# Looking For Good Deals On Steel Shot.



## TNduckKLR (Aug 5, 2007)

I was just wondering if anyone has found any good deals online for Steel Shot.(3 1/2 inch BB's or 1's) I have been looking around and haven't found any killer deals. If you could shoot me some links I would appreciate it.
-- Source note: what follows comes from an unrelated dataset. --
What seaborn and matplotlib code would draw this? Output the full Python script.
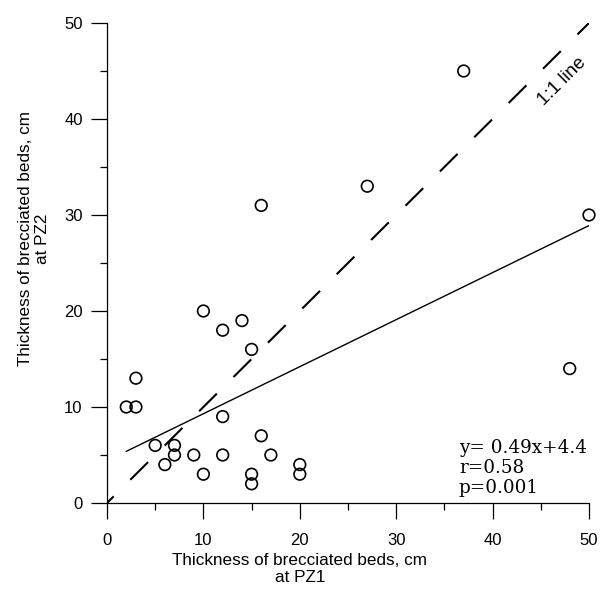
import numpy as np
import pandas as pd
import matplotlib
matplotlib.use("Agg")
import matplotlib.pyplot as plt
import seaborn as sns
from matplotlib.ticker import MultipleLocator

# ---- data ----
pz1 = [10, 14, 12, 15, 3, 2, 3, 12, 16, 5, 7, 7, 9, 12, 17, 6, 10, 15, 15, 20, 20, 16, 27, 37, 50, 48]
pz2 = [20, 19, 18, 16, 13, 10, 10, 9, 7, 6, 6, 5, 5, 5, 5, 4, 3, 3, 2, 4, 3, 31, 33, 45, 30, 14]
fit_slope = 0.49
fit_intercept = 4.4
stats_lines = ["y= 0.49x+4.4", "r=0.58", "p=0.001"]
one_to_one = [0, 50]
x_label = "Thickness of brecciated beds, cm\nat PZ1"
y_label = "Thickness of brecciated beds, cm\nat PZ2"

df = pd.DataFrame({"PZ1": pz1, "PZ2": pz2})

sns.set_theme(style="ticks")
plt.rcParams["font.family"] = ["Liberation Sans", "DejaVu Sans"]

fig = plt.figure(figsize=(6.01, 6.01), dpi=100)
ax = fig.add_axes([107 / 601, 98 / 601, 482 / 601, 480 / 601])

# 1:1 line
sns.lineplot(x=one_to_one, y=one_to_one, ax=ax, color="black", lw=1.5,
             linestyle=(7.5, (12, 11.3)))

# regression line from stated coefficients over data range
xr = np.array([min(pz1), max(pz1)], dtype=float)
sns.lineplot(x=xr, y=fit_slope * xr + fit_intercept, ax=ax, color="black", lw=1.0)

# points
sns.scatterplot(data=df, x="PZ1", y="PZ2", ax=ax, s=70, facecolor="none",
                edgecolor="black", linewidth=1.2, clip_on=False, zorder=5)

ax.set_xlim(0, 50)
ax.set_ylim(0, 50)
ax.xaxis.set_major_locator(MultipleLocator(10))
ax.xaxis.set_minor_locator(MultipleLocator(5))
ax.yaxis.set_major_locator(MultipleLocator(10))
ax.yaxis.set_minor_locator(MultipleLocator(5))
ax.tick_params(which="major", direction="out", length=11.5, width=0.9,
               color="black", labelsize=12, labelcolor="black")
ax.tick_params(axis="x", which="major", pad=10)
ax.tick_params(axis="y", which="major", pad=6)
ax.tick_params(which="minor", direction="out", length=5, width=0.9, color="black")

for side in ["top", "right"]:
    ax.spines[side].set_visible(False)
for side in ["left", "bottom"]:
    ax.spines[side].set_color("black")
    ax.spines[side].set_linewidth(0.9)

ax.set_xlabel(x_label, fontsize=12.3, color="black", linespacing=1.15)
ax.set_ylabel(y_label, fontsize=12.3, color="black", linespacing=1.15)
ax.xaxis.set_label_coords(0.40, -0.104, transform=ax.transAxes)
ax.yaxis.set_label_coords(-0.118, 0.55, transform=ax.transAxes)
ax.xaxis.label.set_va("top")
ax.yaxis.label.set_va("bottom")

ax.text(36.5, 3.65, "\n".join(stats_lines), family="DejaVu Serif", fontsize=13.2,
        va="center", ha="left", linespacing=1.15, color="black")
ax.text(47.2, 43.9, "1:1 line", rotation=45, rotation_mode="anchor",
        ha="center", va="center", fontsize=13.5, color="black")

fig.savefig("out.png", dpi=100)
I was looking for a Case of BlackCloud, But the Cheapest I have found was around 230$ ( But I am open to pretty much all Steel Shot)


----------



## ksfowler (Oct 4, 2007)

Check out Rogers Sporting Goods they have a case of Black Cloud for 195, they also had other brands on sale. http://store.rogerssportinggoods.com/servlet/StoreFront


----------



## TNduckKLR (Aug 5, 2007)

Thx I'll do that


----------



## blhunter3 (May 5, 2007)

How do you order stuff from there? I tried and it says I didn't select anything.


----------



## TNduckKLR (Aug 5, 2007)

Dunno I haven't Tried yet. If I have any luck I will try to help you out.


----------



## ksfowler (Oct 4, 2007)

I haven't ordered anything from them either i just gave the link because the had very good prices on things. it looks like you have to register on there site to make an account.


----------



## fox412 (Mar 18, 2005)

I called them


----------



## hunt4P&amp;Y (Sep 23, 2004)

How does that work. I thought you coulden't ship ammo?


----------



## TNduckKLR (Aug 5, 2007)

I have ordered all my duck hutning ammo online. I think it is certain states you can not ship ammo to.


----------



## Heavy Hitter (Dec 10, 2004)

They ship to ND... ordered some a couple months back.


----------